[Work required]:
Both the line containing "Generate a Python" and the line containing "xs = list(range(len(categories)))" belong in the copy, as do all lines between them, copied exactly; pictures do not.

[Source code of charts]:

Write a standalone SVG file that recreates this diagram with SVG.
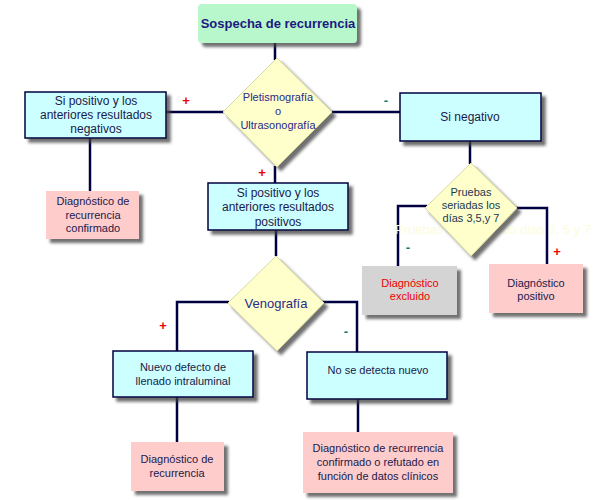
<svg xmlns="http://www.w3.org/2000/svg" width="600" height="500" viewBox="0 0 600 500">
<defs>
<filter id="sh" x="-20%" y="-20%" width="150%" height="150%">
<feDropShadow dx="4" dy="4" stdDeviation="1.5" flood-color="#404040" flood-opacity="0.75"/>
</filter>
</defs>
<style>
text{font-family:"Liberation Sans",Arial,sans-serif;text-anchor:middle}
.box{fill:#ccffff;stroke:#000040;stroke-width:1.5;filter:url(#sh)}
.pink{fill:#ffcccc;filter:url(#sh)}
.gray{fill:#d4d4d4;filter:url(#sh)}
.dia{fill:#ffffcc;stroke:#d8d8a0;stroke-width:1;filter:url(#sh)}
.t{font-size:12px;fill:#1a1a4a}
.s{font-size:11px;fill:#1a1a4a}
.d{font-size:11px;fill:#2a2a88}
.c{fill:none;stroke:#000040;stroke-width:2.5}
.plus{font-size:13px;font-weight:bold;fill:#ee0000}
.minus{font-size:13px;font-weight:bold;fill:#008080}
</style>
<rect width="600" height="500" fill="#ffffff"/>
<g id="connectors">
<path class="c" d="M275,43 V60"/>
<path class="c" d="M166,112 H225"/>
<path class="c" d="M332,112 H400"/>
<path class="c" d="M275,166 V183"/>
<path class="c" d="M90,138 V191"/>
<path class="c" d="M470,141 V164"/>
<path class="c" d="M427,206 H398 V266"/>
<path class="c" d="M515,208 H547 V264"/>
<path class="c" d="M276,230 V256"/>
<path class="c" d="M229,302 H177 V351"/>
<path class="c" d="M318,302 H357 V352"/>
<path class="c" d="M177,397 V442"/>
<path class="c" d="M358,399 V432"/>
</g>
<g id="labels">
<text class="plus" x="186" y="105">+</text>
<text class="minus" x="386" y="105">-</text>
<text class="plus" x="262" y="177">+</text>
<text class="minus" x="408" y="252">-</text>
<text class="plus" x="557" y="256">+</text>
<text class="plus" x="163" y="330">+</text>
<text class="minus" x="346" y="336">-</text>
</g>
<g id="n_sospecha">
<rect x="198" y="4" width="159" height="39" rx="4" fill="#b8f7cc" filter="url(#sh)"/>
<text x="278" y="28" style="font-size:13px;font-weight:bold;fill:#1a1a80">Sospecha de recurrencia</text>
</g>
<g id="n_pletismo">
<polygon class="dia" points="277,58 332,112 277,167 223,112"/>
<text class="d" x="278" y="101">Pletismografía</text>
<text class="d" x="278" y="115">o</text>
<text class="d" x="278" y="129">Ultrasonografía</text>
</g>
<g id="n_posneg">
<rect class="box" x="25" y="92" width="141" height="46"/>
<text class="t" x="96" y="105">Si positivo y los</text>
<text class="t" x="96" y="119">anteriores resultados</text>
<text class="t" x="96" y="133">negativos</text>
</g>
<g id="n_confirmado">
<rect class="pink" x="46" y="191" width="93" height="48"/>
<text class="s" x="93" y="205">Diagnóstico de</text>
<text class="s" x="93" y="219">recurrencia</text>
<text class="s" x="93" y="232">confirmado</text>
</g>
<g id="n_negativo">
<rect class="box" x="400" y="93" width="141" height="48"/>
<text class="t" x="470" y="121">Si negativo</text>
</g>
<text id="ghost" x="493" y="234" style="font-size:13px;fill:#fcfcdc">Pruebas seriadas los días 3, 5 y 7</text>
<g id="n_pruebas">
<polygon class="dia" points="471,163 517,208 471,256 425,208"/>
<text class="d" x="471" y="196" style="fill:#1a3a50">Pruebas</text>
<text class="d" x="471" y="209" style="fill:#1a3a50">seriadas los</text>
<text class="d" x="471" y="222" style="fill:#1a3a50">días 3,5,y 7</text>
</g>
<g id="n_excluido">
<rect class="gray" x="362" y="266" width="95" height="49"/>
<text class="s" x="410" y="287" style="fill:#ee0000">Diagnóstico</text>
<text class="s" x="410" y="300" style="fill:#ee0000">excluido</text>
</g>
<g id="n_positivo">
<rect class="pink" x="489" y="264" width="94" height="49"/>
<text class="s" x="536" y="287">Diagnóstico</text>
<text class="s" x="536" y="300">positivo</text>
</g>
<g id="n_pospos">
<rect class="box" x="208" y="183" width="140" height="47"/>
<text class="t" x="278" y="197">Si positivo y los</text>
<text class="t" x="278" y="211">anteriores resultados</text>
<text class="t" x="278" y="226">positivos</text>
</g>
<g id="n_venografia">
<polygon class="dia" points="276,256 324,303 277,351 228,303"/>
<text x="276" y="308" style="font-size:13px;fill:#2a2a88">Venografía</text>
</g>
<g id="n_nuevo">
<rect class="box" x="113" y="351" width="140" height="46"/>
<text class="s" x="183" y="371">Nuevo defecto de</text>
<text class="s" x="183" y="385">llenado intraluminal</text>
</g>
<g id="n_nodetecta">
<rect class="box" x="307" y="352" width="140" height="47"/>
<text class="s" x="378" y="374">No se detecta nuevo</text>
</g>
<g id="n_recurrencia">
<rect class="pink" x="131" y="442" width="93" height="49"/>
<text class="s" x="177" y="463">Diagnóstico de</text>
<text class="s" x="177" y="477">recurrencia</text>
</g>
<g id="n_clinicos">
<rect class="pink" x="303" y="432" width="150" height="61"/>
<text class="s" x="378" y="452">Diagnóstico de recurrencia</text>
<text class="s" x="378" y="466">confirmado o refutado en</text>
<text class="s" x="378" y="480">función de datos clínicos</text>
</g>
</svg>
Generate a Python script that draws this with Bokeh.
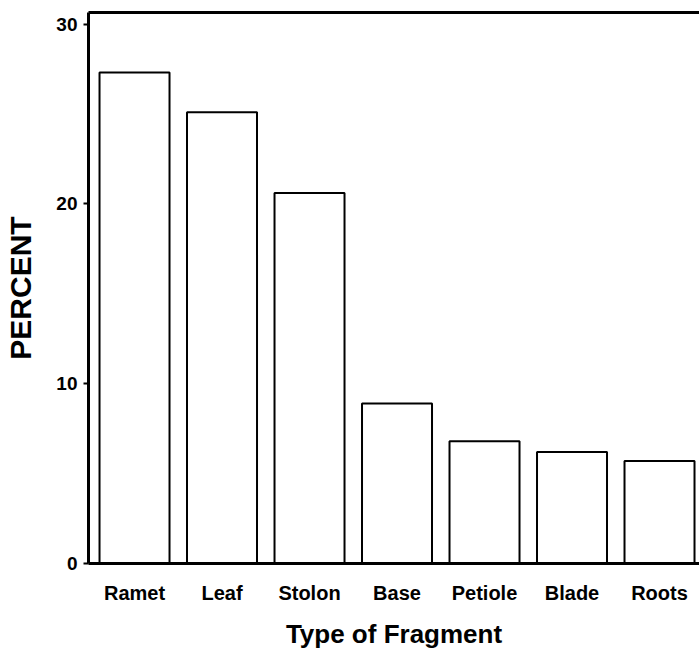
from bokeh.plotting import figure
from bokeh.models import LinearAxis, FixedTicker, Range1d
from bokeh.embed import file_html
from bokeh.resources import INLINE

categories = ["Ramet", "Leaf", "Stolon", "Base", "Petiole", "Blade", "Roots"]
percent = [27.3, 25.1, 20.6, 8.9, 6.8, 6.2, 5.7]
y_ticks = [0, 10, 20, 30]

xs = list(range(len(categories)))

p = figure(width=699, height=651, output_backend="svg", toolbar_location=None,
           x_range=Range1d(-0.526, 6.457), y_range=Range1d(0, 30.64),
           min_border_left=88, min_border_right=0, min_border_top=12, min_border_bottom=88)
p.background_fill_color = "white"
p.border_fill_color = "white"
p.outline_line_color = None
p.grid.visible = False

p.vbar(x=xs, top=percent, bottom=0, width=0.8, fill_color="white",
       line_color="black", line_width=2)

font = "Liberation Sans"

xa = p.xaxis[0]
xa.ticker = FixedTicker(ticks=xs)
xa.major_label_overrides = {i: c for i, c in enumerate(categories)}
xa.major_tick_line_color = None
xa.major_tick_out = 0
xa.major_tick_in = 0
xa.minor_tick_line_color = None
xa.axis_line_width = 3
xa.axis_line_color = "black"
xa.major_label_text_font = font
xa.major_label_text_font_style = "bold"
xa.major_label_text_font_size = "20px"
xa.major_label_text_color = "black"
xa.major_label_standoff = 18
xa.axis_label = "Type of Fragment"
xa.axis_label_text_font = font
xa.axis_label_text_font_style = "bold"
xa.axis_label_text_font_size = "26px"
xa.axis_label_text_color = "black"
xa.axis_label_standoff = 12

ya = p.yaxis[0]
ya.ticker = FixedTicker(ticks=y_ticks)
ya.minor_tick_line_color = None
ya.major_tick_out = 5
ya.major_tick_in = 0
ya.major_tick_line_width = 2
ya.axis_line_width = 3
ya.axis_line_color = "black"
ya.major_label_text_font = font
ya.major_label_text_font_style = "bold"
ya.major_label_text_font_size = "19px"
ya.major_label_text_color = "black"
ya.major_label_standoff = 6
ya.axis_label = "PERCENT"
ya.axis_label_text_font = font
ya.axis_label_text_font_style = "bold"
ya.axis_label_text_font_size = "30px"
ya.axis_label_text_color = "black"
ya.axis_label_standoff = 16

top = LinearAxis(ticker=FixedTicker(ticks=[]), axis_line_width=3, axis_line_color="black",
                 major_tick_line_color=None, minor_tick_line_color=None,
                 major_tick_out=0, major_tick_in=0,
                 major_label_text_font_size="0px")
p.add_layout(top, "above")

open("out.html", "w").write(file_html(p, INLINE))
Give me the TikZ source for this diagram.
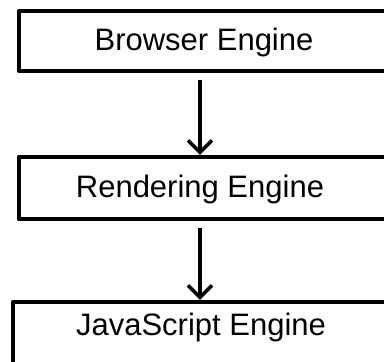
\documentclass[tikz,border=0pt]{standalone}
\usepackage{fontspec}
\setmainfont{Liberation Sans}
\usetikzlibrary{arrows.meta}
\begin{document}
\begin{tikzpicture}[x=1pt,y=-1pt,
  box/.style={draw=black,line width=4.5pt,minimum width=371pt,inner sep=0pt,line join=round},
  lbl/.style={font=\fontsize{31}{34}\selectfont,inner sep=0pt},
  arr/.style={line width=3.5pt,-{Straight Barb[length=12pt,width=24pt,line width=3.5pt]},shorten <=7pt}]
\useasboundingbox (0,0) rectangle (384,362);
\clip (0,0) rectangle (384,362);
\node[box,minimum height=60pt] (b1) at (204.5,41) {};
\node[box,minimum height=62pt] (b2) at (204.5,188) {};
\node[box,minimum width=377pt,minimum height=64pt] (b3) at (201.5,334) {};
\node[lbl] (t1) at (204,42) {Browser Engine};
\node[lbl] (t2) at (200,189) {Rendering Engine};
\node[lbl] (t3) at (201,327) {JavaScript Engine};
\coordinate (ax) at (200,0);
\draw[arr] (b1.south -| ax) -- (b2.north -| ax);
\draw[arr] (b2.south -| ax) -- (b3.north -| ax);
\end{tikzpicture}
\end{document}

[Exercise result]:
Generate a Python script that draws this with Bokeh.
from bokeh.plotting import figure
from bokeh.models import LinearAxis, FixedTicker, Range1d
from bokeh.embed import file_html
from bokeh.resources import INLINE

categories = ["Ramet", "Leaf", "Stolon", "Base", "Petiole", "Blade", "Roots"]
percent = [27.3, 25.1, 20.6, 8.9, 6.8, 6.2, 5.7]
y_ticks = [0, 10, 20, 30]

xs = list(range(len(categories)))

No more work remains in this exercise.